個人的にどんどん自分で制作して広げていくタイプなので、一つでも多く広めようという思いで始めたコンテンツです。私の長所は粘り強さだと思いますが、決まったコンテンツだけでなく続けて何かしらアップしていく予定なので、毎回遊びに来てくれたらと思います!
「Vulture (feat. DeAndre')」 「Dust」
レコード発売に関して
ーここからは、「Bside K-Indies Series」の収録曲について伺います。まずは、日本で「Vulture (feat. DeAndre')」 「Dust」がリリースされることについて率直な感想をお聞かせください。 各曲についての思い出や制作エピソードついてもそれぞれお聞かせください。
実は第二の故郷のように思っている国で発売される初のレコードというだけあって感慨深いです。音楽活動をスタートさせて初めてフィードバックをもらった時と感じが似ていますが、いつか日本でも私の存在感が認識されたら良いなと思っていたところから、今までとは違う種類の希望が生まれた感じがします。
ー2020年のアルバム『UNITYⅡ』では、収録曲の歌詞に所々ネガティブな単語が登場するのが印象的でしたが、2021年にリリースされた「Vulture (feat. DeAndre')」「Dust」には、前に進むポジティブな曲という印象を受けました。この間に何か心境や環境に変化があったのでしょうか。
活動が長くなってどうしても、あまり向き合いたくなかった産業の醜態や否定的な個人史、そこから脱することも出来ず未熟だった自分自身を磨く過程を経て、とても悲観的な人生を生きていました。 ネガティブさが曲に溶け込むのは仕方なかったと思いますが、その渦中でも大事にしていたのは、「どんな方向でも以前のアルバムより良い要素がなければならない」という個人的な執念です。 2曲を作りながら、漠然と4thアルバムを準備して堂々と出すことができそうだと思ったのですが、そんな感覚がよく溶け込んでいると思います。
ーこれまで国内外の様々なミュージシャンと制作を行われてきましたが、一緒に作っていく過程で常にどんな点を心がけて制作されていますか。
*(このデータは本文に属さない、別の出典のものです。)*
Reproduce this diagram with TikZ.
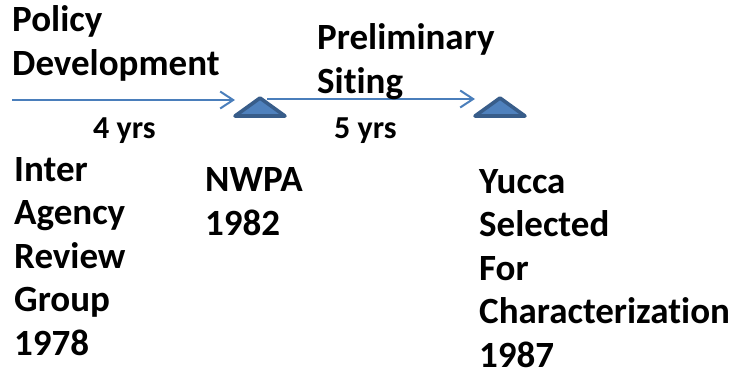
\documentclass[tikz,border=0pt]{standalone}
\usepackage{fontspec}
\setmainfont{Carlito}[Ligatures=NoCommon]
\usetikzlibrary{arrows.meta}
\definecolor{lineblue}{HTML}{4A7EBB}
\definecolor{triblue}{HTML}{4F81BD}
\definecolor{triedge}{HTML}{385D8A}
\tikzset{
  big/.style={font=\fontsize{37}{43.5}\selectfont\bfseries, inner sep=0pt, align=left, anchor=base west},
  small/.style={font=\fontsize{32}{36}\selectfont\bfseries, inner sep=0pt, anchor=base west},
  span/.style={lineblue, line width=2pt, -{Straight Barb[length=13pt,width=17pt]}},
  mark tri/.style={fill=triblue, draw=triedge, line width=3.6pt, line join=round}
}
\begin{document}
\begin{tikzpicture}[x=1pt,y=-1pt]
\useasboundingbox (0,0) rectangle (736,378);

% milestones
\draw[mark tri] (235,116) -- (260,98) -- (285,116) -- cycle;
\draw[mark tri] (475,116) -- (500,98) -- (525,116) -- cycle;

\coordinate (start) at (12,100);
\coordinate (nwpa) at (235,100);
\coordinate (nwpa end) at (267,99);
\coordinate (yucca) at (475,99);
\draw[span] (start) -- (nwpa);
\draw[span] (nwpa end) -- (yucca);

% labels (anchor is the baseline of the last line)
\node[big] (policy) at (12,75) {Policy\\Development};
\node[big] (siting) at (317,93) {Preliminary\\Siting};

\node[small] (four) at (93,138) {4 yrs};
\node[small] (five) at (334,138) {5 yrs};

\node[big] (irg) at (14,355) {Inter\\Agency\\Review\\Group\\1978};
\node[big] (nwpa text) at (205,235) {NWPA\\1982};
\node[big] (yucca text) at (479,367) {Yucca\\Selected\\For\\Characterization\\1987};
\end{tikzpicture}
\end{document}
以前までは「どのように書けば多くの人が聴いてくれるか」を心がけていたとすれば、今の私は「どうすれば文化をコピーした感じでなく、文化を再解釈した音楽が作れるか」を心がけています。 歌詞の部分でその物差しを最も多く使っていて、作編曲においてはMIDI基盤の音を使わない動きを積極的に活用することに重きを置いています。
最後に
ー今後の展望についてお聞かせください。
4thアルバムの準備に心を入れ替えて、Samuel Seoというミュージシャンの新しい出発に集中する予定です。 それまで過去の楽曲をたくさん聞いていただけたらと思いますし、アルバムが発売された時に、変化を感じていただくのも良い鑑賞ポイントになると思います。
ー「Vulture (feat. DeAndre')」 「Dust」のレコードを手にした日本の方に向けて、メッセージをお願いします。
初めて日本でレコードが発売されるということで、幸せな気分を久々に感じました。リスナーにとって「良い音楽は長く残る」という言葉の中に私がいてくれればと思います。 そして4thアルバム以後は、今までの音楽に無かったSamuel Seoとしてのきちんとしたアイデンティティをお聞かせする予定です。それまでに時々EPやシングルが出ることになったら、たくさん関心を寄せてくれればと思います。